Enter Jill, survivor from the first movie, and now a crisis centre counselor. Jill takes on Julia's case after she runs to the police insisting that her apartment has been broken into several times over the past year. Jill, for her part, believes Julia is being stalked and does what she can to help. Full of good intentions, Jill gives Julia the out she needs when she takes her gun shopping. Sadly, what could have been a dramatic tale of female empowerment set against the patriarchal antagonism of the police department is instead a dull outing for Carol Kane and Charles Durning.

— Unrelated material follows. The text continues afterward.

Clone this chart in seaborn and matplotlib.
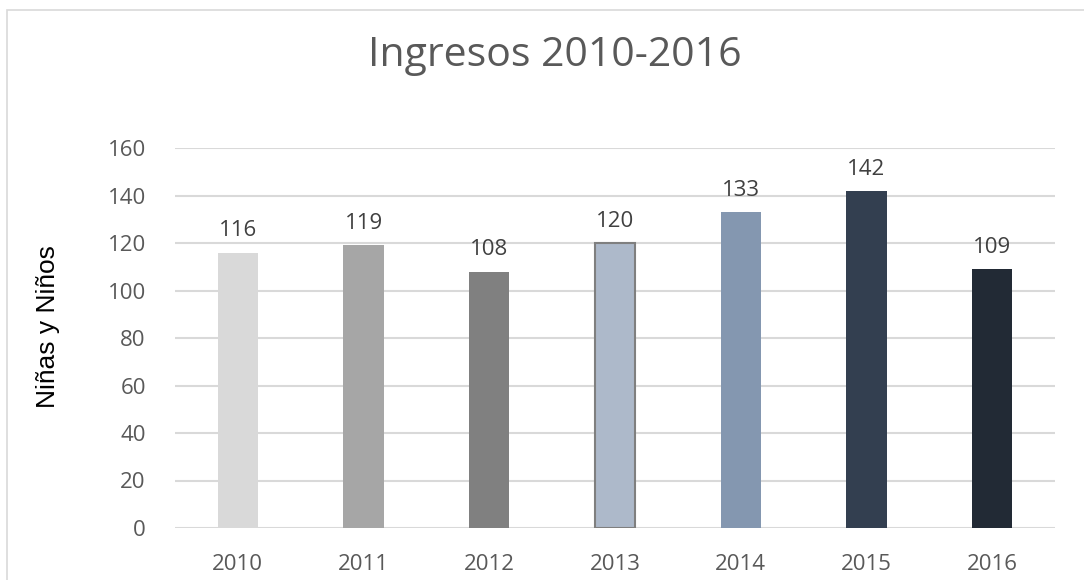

Introducing the audience to the villain in the third act isn't a bad move in an of itself--it's that whole "don't show the monster in the first reel" mentality. Which works fine for sharks and graboids, but maybe not so for people. The problem of devoting the last part of a movie to the guy who set the story in motion lies in giving him enough character to carry the movie to its conclusion. In this case the bad guy is even less well understood when the credits finally roll. Where he could have been passed off as a misogynist or a psychopath, he turns out to be pretentious and arrogant with no good or even contrived reason for his actions. It would have been better to leave him as a creepy, faceless, soulless shell of a man. Much like the doll he carts around.
And then gives away to a stripper? What the hell?